Write the data out again, character for character, with no images.

========================

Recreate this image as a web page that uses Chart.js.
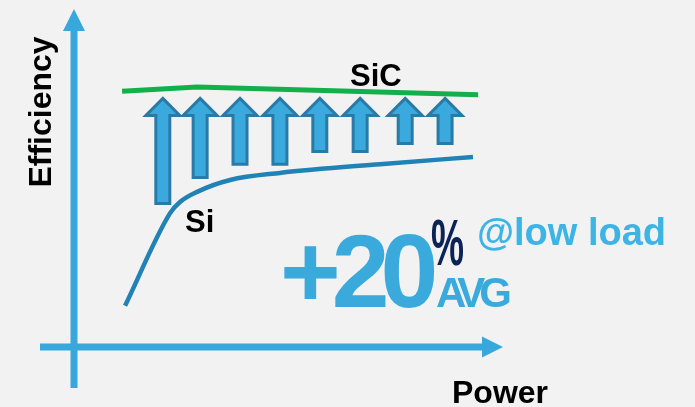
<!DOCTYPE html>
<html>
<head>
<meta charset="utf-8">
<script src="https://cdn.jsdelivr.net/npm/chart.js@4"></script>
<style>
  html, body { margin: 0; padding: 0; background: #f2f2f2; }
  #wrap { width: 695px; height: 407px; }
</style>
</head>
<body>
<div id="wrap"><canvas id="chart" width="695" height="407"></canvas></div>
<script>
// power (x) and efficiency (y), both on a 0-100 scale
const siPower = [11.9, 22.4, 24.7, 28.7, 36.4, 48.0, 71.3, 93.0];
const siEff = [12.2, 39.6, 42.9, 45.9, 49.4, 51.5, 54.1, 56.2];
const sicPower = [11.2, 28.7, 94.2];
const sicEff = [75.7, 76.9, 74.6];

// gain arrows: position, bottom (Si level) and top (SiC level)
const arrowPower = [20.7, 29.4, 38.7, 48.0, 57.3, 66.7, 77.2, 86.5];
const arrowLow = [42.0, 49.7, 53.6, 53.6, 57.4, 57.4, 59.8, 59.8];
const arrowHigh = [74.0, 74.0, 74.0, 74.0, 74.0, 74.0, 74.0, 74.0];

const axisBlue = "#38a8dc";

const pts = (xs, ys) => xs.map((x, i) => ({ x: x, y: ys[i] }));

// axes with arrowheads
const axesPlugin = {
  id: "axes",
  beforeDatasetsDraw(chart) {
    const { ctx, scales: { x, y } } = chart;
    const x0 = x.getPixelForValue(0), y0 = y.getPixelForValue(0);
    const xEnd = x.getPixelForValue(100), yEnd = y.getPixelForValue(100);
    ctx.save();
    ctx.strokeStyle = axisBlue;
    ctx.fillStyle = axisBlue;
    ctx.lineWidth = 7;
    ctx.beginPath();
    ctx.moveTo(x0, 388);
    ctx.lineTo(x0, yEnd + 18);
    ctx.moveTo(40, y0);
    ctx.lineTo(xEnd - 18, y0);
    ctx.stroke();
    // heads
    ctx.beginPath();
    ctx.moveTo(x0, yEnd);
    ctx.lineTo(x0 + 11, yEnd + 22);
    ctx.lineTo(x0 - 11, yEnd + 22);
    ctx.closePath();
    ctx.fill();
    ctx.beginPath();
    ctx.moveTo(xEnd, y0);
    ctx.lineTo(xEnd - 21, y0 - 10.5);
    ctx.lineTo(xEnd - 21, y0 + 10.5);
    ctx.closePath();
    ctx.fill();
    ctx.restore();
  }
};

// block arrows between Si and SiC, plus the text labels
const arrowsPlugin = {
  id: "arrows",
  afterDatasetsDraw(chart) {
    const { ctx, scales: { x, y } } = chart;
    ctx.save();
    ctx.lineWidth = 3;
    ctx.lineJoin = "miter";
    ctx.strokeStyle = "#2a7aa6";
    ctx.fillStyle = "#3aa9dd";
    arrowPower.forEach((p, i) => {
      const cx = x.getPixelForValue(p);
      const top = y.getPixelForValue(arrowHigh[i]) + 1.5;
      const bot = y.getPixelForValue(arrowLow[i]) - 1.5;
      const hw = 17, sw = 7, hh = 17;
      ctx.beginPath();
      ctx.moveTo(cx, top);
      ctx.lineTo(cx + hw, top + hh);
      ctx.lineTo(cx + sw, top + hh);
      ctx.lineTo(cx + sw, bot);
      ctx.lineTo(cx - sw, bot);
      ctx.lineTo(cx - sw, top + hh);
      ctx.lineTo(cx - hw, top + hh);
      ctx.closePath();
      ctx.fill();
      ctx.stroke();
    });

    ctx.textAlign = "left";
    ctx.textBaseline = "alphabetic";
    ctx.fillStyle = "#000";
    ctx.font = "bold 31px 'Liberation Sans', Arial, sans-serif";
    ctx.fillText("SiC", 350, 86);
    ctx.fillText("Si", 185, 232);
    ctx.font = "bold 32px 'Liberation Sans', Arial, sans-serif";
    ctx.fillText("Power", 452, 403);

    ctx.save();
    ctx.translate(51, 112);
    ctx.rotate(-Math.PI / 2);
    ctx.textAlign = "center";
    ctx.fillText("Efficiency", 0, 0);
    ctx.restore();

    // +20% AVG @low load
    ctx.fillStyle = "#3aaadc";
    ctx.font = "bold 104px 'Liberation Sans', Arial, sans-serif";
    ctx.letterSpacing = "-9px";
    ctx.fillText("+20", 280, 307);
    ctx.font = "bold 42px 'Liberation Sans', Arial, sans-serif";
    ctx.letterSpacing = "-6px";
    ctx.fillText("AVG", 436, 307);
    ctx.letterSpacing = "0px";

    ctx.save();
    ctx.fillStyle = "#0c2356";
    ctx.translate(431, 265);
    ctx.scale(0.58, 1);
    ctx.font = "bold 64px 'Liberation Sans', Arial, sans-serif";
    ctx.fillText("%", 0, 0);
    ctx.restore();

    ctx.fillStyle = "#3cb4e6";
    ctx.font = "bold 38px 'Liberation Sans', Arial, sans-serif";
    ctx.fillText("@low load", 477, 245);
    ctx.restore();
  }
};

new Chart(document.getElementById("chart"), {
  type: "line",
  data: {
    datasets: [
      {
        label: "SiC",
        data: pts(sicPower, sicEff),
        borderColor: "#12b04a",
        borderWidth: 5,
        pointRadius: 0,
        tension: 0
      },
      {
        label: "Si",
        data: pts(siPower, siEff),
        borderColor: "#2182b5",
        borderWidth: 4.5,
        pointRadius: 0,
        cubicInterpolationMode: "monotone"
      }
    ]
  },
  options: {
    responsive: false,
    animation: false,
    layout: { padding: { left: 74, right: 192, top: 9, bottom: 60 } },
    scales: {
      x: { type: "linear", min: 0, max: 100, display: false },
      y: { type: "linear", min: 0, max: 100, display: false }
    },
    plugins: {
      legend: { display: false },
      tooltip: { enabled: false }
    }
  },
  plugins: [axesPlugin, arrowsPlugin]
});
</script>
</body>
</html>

========================

> [Result]
Recreate this image as a web page that uses Chart.js.
<!DOCTYPE html>
<html>
<head>
<meta charset="utf-8">
<script src="https://cdn.jsdelivr.net/npm/chart.js@4"></script>
<style>
  html, body { margin: 0; padding: 0; background: #f2f2f2; }
  #wrap { width: 695px; height: 407px; }
</style>
</head>
<body>
<div id="wrap"><canvas id="chart" width="695" height="407"></canvas></div>
<script>
// power (x) and efficiency (y), both on a 0-100 scale
const siPower = [11.9, 22.4, 24.7, 28.7, 36.4, 48.0, 71.3, 93.0];
const siEff = [12.2, 39.6, 42.9, 45.9, 49.4, 51.5, 54.1, 56.2];
const sicPower = [11.2, 28.7, 94.2];
const sicEff = [75.7, 76.9, 74.6];

// gain arrows: position, bottom (Si level) and top (SiC level)
const arrowPower = [20.7, 29.4, 38.7, 48.0, 57.3, 66.7, 77.2, 86.5];
const arrowLow = [42.0, 49.7, 53.6, 53.6, 57.4, 57.4, 59.8, 59.8];
const arrowHigh = [74.0, 74.0, 74.0, 74.0, 74.0, 74.0, 74.0, 74.0];

const axisBlue = "#38a8dc";

const pts = (xs, ys) => xs.map((x, i) => ({ x: x, y: ys[i] }));

// axes with arrowheads
const axesPlugin = {
  id: "axes",
  beforeDatasetsDraw(chart) {
    const { ctx, scales: { x, y } } = chart;
    const x0 = x.getPixelForValue(0), y0 = y.getPixelForValue(0);
    const xEnd = x.getPixelForValue(100), yEnd = y.getPixelForValue(100);
    ctx.save();
    ctx.strokeStyle = axisBlue;
    ctx.fillStyle = axisBlue;
    ctx.lineWidth = 7;
    ctx.beginPath();
    ctx.moveTo(x0, 388);
    ctx.lineTo(x0, yEnd + 18);
    ctx.moveTo(40, y0);
    ctx.lineTo(xEnd - 18, y0);
    ctx.stroke();
    // heads
    ctx.beginPath();
    ctx.moveTo(x0, yEnd);
    ctx.lineTo(x0 + 11, yEnd + 22);
    ctx.lineTo(x0 - 11, yEnd + 22);
    ctx.closePath();
    ctx.fill();
    ctx.beginPath();
    ctx.moveTo(xEnd, y0);
    ctx.lineTo(xEnd - 21, y0 - 10.5);
    ctx.lineTo(xEnd - 21, y0 + 10.5);
    ctx.closePath();
    ctx.fill();
    ctx.restore();
  }
};

// block arrows between Si and SiC, plus the text labels
const arrowsPlugin = {
  id: "arrows",
  afterDatasetsDraw(chart) {
    const { ctx, scales: { x, y } } = chart;
    ctx.save();
    ctx.lineWidth = 3;
    ctx.lineJoin = "miter";
    ctx.strokeStyle = "#2a7aa6";
    ctx.fillStyle = "#3aa9dd";
    arrowPower.forEach((p, i) => {
      const cx = x.getPixelForValue(p);
      const top = y.getPixelForValue(arrowHigh[i]) + 1.5;
      const bot = y.getPixelForValue(arrowLow[i]) - 1.5;
      const hw = 17, sw = 7, hh = 17;
      ctx.beginPath();
      ctx.moveTo(cx, top);
      ctx.lineTo(cx + hw, top + hh);
      ctx.lineTo(cx + sw, top + hh);
      ctx.lineTo(cx + sw, bot);
      ctx.lineTo(cx - sw, bot);
      ctx.lineTo(cx - sw, top + hh);
      ctx.lineTo(cx - hw, top + hh);
      ctx.closePath();
      ctx.fill();
      ctx.stroke();
    });

    ctx.textAlign = "left";
    ctx.textBaseline = "alphabetic";
    ctx.fillStyle = "#000";
    ctx.font = "bold 31px 'Liberation Sans', Arial, sans-serif";
    ctx.fillText("SiC", 350, 86);
    ctx.fillText("Si", 185, 232);
    ctx.font = "bold 32px 'Liberation Sans', Arial, sans-serif";
    ctx.fillText("Power", 452, 403);

    ctx.save();
    ctx.translate(51, 112);
    ctx.rotate(-Math.PI / 2);
    ctx.textAlign = "center";
    ctx.fillText("Efficiency", 0, 0);
    ctx.restore();

    // +20% AVG @low load
    ctx.fillStyle = "#3aaadc";
    ctx.font = "bold 104px 'Liberation Sans', Arial, sans-serif";
    ctx.letterSpacing = "-9px";
    ctx.fillText("+20", 280, 307);
    ctx.font = "bold 42px 'Liberation Sans', Arial, sans-serif";
    ctx.letterSpacing = "-6px";
    ctx.fillText("AVG", 436, 307);
    ctx.letterSpacing = "0px";

    ctx.save();
    ctx.fillStyle = "#0c2356";
    ctx.translate(431, 265);
    ctx.scale(0.58, 1);
    ctx.font = "bold 64px 'Liberation Sans', Arial, sans-serif";
    ctx.fillText("%", 0, 0);
    ctx.restore();

    ctx.fillStyle = "#3cb4e6";
    ctx.font = "bold 38px 'Liberation Sans', Arial, sans-serif";
    ctx.fillText("@low load", 477, 245);
    ctx.restore();
  }
};

new Chart(document.getElementById("chart"), {
  type: "line",
  data: {
    datasets: [
      {
        label: "SiC",
        data: pts(sicPower, sicEff),
        borderColor: "#12b04a",
        borderWidth: 5,
        pointRadius: 0,
        tension: 0
      },
      {
        label: "Si",
        data: pts(siPower, siEff),
        borderColor: "#2182b5",
        borderWidth: 4.5,
        pointRadius: 0,
        cubicInterpolationMode: "monotone"
      }
    ]
  },
  options: {
    responsive: false,
    animation: false,
    layout: { padding: { left: 74, right: 192, top: 9, bottom: 60 } },
    scales: {
      x: { type: "linear", min: 0, max: 100, display: false },
      y: { type: "linear", min: 0, max: 100, display: false }
    },
    plugins: {
      legend: { display: false },
      tooltip: { enabled: false }
    }
  },
  plugins: [axesPlugin, arrowsPlugin]
});
</script>
</body>
</html>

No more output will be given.